### SUPPLIED MATERIAL
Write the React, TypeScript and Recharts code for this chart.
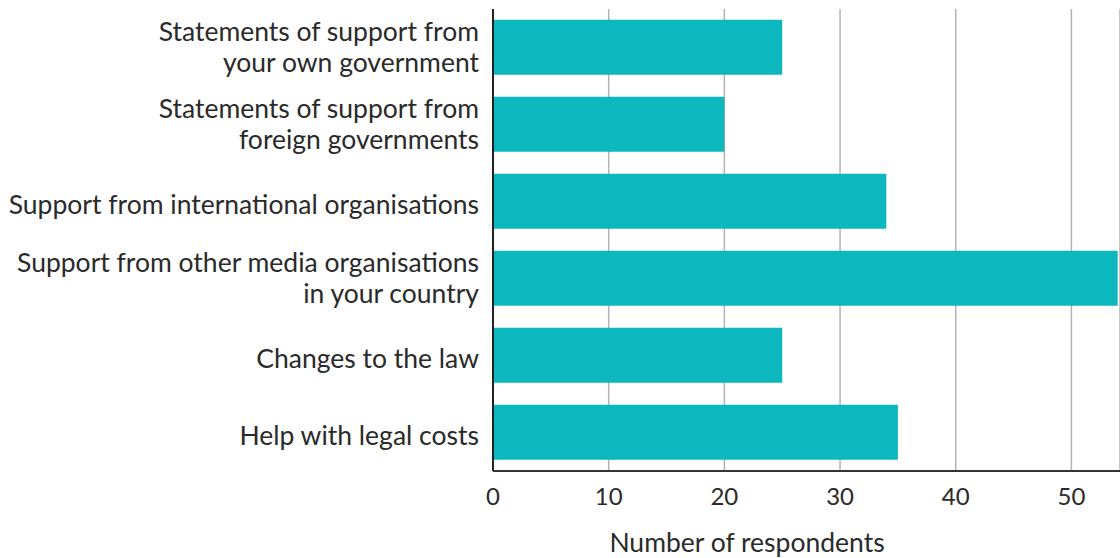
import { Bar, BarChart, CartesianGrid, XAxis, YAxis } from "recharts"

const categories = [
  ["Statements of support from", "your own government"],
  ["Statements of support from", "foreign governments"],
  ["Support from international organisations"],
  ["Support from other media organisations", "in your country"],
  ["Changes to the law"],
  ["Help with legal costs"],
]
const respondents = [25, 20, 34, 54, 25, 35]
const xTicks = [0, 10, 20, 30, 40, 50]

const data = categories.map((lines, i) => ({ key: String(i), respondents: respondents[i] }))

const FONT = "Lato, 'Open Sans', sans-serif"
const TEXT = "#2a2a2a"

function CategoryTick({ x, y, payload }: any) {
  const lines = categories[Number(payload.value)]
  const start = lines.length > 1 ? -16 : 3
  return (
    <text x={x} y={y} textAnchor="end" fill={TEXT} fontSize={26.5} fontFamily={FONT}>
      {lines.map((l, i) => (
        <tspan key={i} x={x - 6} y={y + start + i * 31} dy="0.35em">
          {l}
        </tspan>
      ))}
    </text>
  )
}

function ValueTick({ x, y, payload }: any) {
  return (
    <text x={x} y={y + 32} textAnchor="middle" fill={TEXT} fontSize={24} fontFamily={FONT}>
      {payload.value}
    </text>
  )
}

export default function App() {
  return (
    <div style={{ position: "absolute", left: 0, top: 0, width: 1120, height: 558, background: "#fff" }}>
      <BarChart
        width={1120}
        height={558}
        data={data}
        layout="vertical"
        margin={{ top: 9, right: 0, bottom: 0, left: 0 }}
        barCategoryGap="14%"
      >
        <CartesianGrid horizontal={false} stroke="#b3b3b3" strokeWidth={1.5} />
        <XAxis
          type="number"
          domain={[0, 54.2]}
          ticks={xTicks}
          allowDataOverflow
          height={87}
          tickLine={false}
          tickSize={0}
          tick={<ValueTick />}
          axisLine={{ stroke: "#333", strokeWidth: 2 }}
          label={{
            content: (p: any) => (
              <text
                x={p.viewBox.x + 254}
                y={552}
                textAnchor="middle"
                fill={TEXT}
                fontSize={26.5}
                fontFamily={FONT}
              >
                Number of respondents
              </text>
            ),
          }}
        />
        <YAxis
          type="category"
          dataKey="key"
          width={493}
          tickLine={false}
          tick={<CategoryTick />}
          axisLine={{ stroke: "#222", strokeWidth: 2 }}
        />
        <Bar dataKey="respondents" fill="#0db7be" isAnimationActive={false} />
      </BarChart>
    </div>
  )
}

### OBJECTIVE
Transcribe the listing in full. Omit the pictures and keep every line exact.

### SOLUTION TO THIS PROBLEM
Write the React, TypeScript and Recharts code for this chart.
import { Bar, BarChart, CartesianGrid, XAxis, YAxis } from "recharts"

const categories = [
  ["Statements of support from", "your own government"],
  ["Statements of support from", "foreign governments"],
  ["Support from international organisations"],
  ["Support from other media organisations", "in your country"],
  ["Changes to the law"],
  ["Help with legal costs"],
]
const respondents = [25, 20, 34, 54, 25, 35]
const xTicks = [0, 10, 20, 30, 40, 50]

const data = categories.map((lines, i) => ({ key: String(i), respondents: respondents[i] }))

const FONT = "Lato, 'Open Sans', sans-serif"
const TEXT = "#2a2a2a"

function CategoryTick({ x, y, payload }: any) {
  const lines = categories[Number(payload.value)]
  const start = lines.length > 1 ? -16 : 3
  return (
    <text x={x} y={y} textAnchor="end" fill={TEXT} fontSize={26.5} fontFamily={FONT}>
      {lines.map((l, i) => (
        <tspan key={i} x={x - 6} y={y + start + i * 31} dy="0.35em">
          {l}
        </tspan>
      ))}
    </text>
  )
}

function ValueTick({ x, y, payload }: any) {
  return (
    <text x={x} y={y + 32} textAnchor="middle" fill={TEXT} fontSize={24} fontFamily={FONT}>
      {payload.value}
    </text>
  )
}

export default function App() {
  return (
    <div style={{ position: "absolute", left: 0, top: 0, width: 1120, height: 558, background: "#fff" }}>
      <BarChart
        width={1120}
        height={558}
        data={data}
        layout="vertical"
        margin={{ top: 9, right: 0, bottom: 0, left: 0 }}
        barCategoryGap="14%"
      >
        <CartesianGrid horizontal={false} stroke="#b3b3b3" strokeWidth={1.5} />
        <XAxis
          type="number"
          domain={[0, 54.2]}
          ticks={xTicks}
          allowDataOverflow
          height={87}
          tickLine={false}
          tickSize={0}
          tick={<ValueTick />}
          axisLine={{ stroke: "#333", strokeWidth: 2 }}
          label={{
            content: (p: any) => (
              <text
                x={p.viewBox.x + 254}
                y={552}
                textAnchor="middle"
                fill={TEXT}
                fontSize={26.5}
                fontFamily={FONT}
              >
                Number of respondents
              </text>
            ),
          }}
        />
        <YAxis
          type="category"
          dataKey="key"
          width={493}
          tickLine={false}
          tick={<CategoryTick />}
          axisLine={{ stroke: "#222", strokeWidth: 2 }}
        />
        <Bar dataKey="respondents" fill="#0db7be" isAnimationActive={false} />
      </BarChart>
    </div>
  )
}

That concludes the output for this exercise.